Monday, March 9, 2020

MARCH 9, 2020 INTRODUCTION - FINISH


Introduction Part Two
In my lifetime I have written two self-published books.  The first one was way back in the early 1980’s.  “Shedding the Cocoon of Fretting, Fussing, Stewing and Steering.”  My logo is a butterfly and a friend back then suggested that I was helping people shed their cocoons. . .of emotional distress, emotional abuse, marriage issues, communication deficits, you name it.  I also helped them to stop fretting about
everything, fussing over everything, and trying to control everything by steering at all times.  (Or, controlling everything and everyone)
The second book I wrote was a few years back. I wanted everyone to understand that unforgiveness is a real culprit to breaking apart your emotional walls and rushing in bitterness, anger, and separation.  That separation comes not only in your daily relationships but with your Holy Father God.  “Fix Your Future So It Does NOT Reflect your Past!”
Embracing Emotional Forgiveness.  You see, even though God says to forgive, and diligent Christians do like to say, “Well, I did forgive him, after all, God’s Word says to forgive.” Okay, so then why do you clinch your teeth whenever you see that person, or roll your eyes?  Do you think for one-minute God can’t see you do that?  We can forgive on a clinical side, from our head.  But have you emotionally forgiven that person?  I have used that in my Counseling practice for 25 years.  It is a counseling tool that has saved many relationships that were going down a rabbit hole and never coming back out.
There are many life situations that take us down a rabbit hole and because I have had to learn the hard way many times, my main objective here is to equip you with some possible ideas, and options that will help you practice, practice, practice learning how to get unstuck and get your joy back. . .thus the title!
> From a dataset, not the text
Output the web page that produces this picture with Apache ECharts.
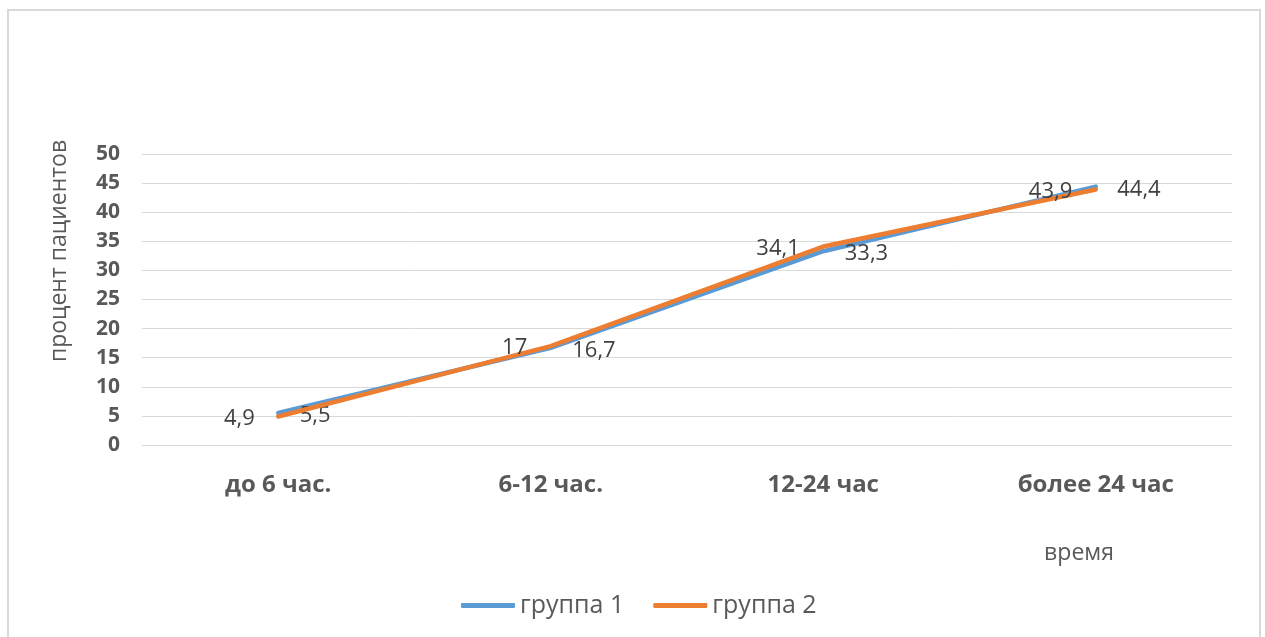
<!DOCTYPE html>
<html>
<head>
<meta charset="utf-8">
<script src="https://cdn.jsdelivr.net/npm/echarts@6/dist/echarts.min.js"></script>
<style>
  html, body { margin: 0; padding: 0; background: #fff; }
  #chart { width: 1265px; height: 637px; }
</style>
</head>
<body>
<div id="chart"></div>
<script>
// Time to admission categories and share of patients per group
const categories = ['до 6 час.', '6-12 час.', '12-24 час', 'более 24 час'];
const group1 = [5.5, 16.7, 33.3, 44.4];
const group2 = [4.9, 17, 34.1, 43.9];
const seriesNames = ['группа 1', 'группа 2'];
const seriesColors = ['#5B9BD5', '#ED7D31'];

const FONT = '"Open Sans", "Noto Sans", sans-serif';
const fmt = p => String(p.value).replace('.', ',');

const chart = echarts.init(document.getElementById('chart'), null, { renderer: 'canvas' });

chart.setOption({
  animation: false,
  backgroundColor: '#fff',
  textStyle: { fontFamily: FONT },
  grid: { left: 142, right: 33, top: 154, bottom: 192, containLabel: false },
  legend: {
    data: seriesNames.map((name, i) => ({
      name,
      itemStyle: { color: seriesColors[i], opacity: 1 }
    })),
    top: 588,
    left: 456,
    itemWidth: 54,
    itemHeight: 5,
    itemGap: 29,
    icon: 'roundRect',
    textStyle: { color: '#595959', fontSize: 25, fontFamily: FONT }
  },
  xAxis: {
    type: 'category',
    data: categories,
    boundaryGap: true,
    axisLine: { show: false },
    axisTick: { show: false },
    axisLabel: { color: '#595959', fontSize: 24, fontWeight: 'bold', margin: 28, fontFamily: FONT }
  },
  yAxis: {
    type: 'value',
    min: 0,
    max: 50,
    interval: 5,
    axisLine: { show: false },
    axisTick: { show: false },
    splitLine: { lineStyle: { color: '#d9d9d9', width: 1 } },
    axisLabel: { color: '#595959', fontSize: 21, fontWeight: 'bold', margin: 22, fontFamily: FONT }
  },
  graphic: [
    {
      type: 'rect',
      shape: { x: 8, y: 10, width: 1252, height: 640 },
      style: { fill: 'none', stroke: '#d9d9d9', lineWidth: 2 },
      silent: true
    },
    {
      type: 'text',
      x: 59, y: 251,
      rotation: Math.PI / 2,
      style: {
        text: 'процент пациентов',
        fill: '#595959',
        font: '23px ' + FONT,
        textAlign: 'center',
        textVerticalAlign: 'middle'
      }
    },
    {
      type: 'text',
      x: 1079, y: 553,
      style: {
        text: 'время',
        fill: '#595959',
        font: '23px ' + FONT,
        textAlign: 'center',
        textVerticalAlign: 'middle'
      }
    }
  ],
  series: [
    {
      name: seriesNames[0],
      type: 'line',
      data: group1,
      symbol: 'circle',
      symbolSize: 1,
      showSymbol: true,
      lineStyle: { color: seriesColors[0], width: 4.5, cap: 'round', join: 'round' },
      itemStyle: { color: 'rgba(91,155,213,0)' },
      label: {
        show: true, position: 'right', distance: 21, offset: [0, 3],
        color: '#404040', fontSize: 22, fontFamily: FONT, formatter: fmt
      },
      z: 2
    },
    {
      name: seriesNames[1],
      type: 'line',
      data: group2,
      symbol: 'circle',
      symbolSize: 1,
      showSymbol: true,
      lineStyle: { color: seriesColors[1], width: 4.5, cap: 'round', join: 'round' },
      itemStyle: { color: 'rgba(237,125,49,0)' },
      label: {
        show: true, position: 'left', distance: 23, offset: [0, 2],
        color: '#404040', fontSize: 22, fontFamily: FONT, formatter: fmt
      },
      z: 3
    }
  ]
});
</script>
</body>
</html>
DANCING AT THE CROSSROADS! WHAT IN THE WORLD DOES THAT LOOK LIKE?

INTRODUCTION PART # 3

      What that looks like for me, is equipping you to process those life surprises much quicker.  I want you to understand/analyze  just what is going on and how did you get drawn down into that rabbit hole.
How to check all that out with God, and then ask Him for truth about what is going on here.  To trust Him by being driven to pray harder, to leave it at the cross, to let it go, and as the Bible says; wait expectantly for His timing.  It is hard, I admit, but I can attest to learning through His word that He does get (us) you through this “life situation you are going through”.  Turning around one day and saying, Wow.  He showed up.  What a Praise, what a blessing.  Psalm 25: 4,5, and 6

Now to be clear, you can have people close to you who make a choice that impacts your life for the positive.  Dancing at the crossroads can be exciting and pleasant.  Perhaps they bring you flowers, cards, kidnap you and put you on a helicopter ride, all kinds of neat bouquets from God.  The Crossroads I am talking about is when we experience those choices in life that throw (us)you under the bus, come out of nowhere, things you didn’t see coming.  They keep you up at night, you can’t eat, you eat too much, you put the car keys in the refrigerator and the milk out on the counter.  You can’t think straight or react with maturity.  It is blank up there in that head of yours.

Here are some examples:

      *     Your teenage daughter/granddaughter gets pregnant
      *     Your son/grandson declares he is gay or wants to be a girl
      *     You are suddenly a widow or a 2 to 10 year care giver
*     Your child dies of an overdose
      *     Your parents die in a car accident together
      *     Your blended family isn’t so blended
      *     Your dream of opening a business – fails
      *     Your husband loses his important job
*     Your wife/husband tells you she/he doesn’t want to be married anymore.
*     Your son-in-law takes your daughter to court for custody.
*     Your child is raped and killed
*     Your friend betrays you and gossips about you
*     Your husband wants a divorce and gender change
*     Your live in – for 20 years, leaves and marries his girlfriend/or boyfriend. of 2 months.
*     You are diagnosed with breast cancer
*     Your husband has stage 4 colon cancer
      Do I need to go on, probably, there are all kinds of lists that you could write for me, I haven’t even gotten started here

I have been through all kinds of things I didn’t even list.   Naturally, in 38 years of counseling, I have been through another couple pages of situations that my clients were experiencing.  The worst one, was a gentleman who was married to a woman that he felt was losing her mind.  He had just found out she had not told him everything about her past.   That she had actually been married to seven other men.

One of which was a husband who was homosexual and his significant secret partner came looking to kill her.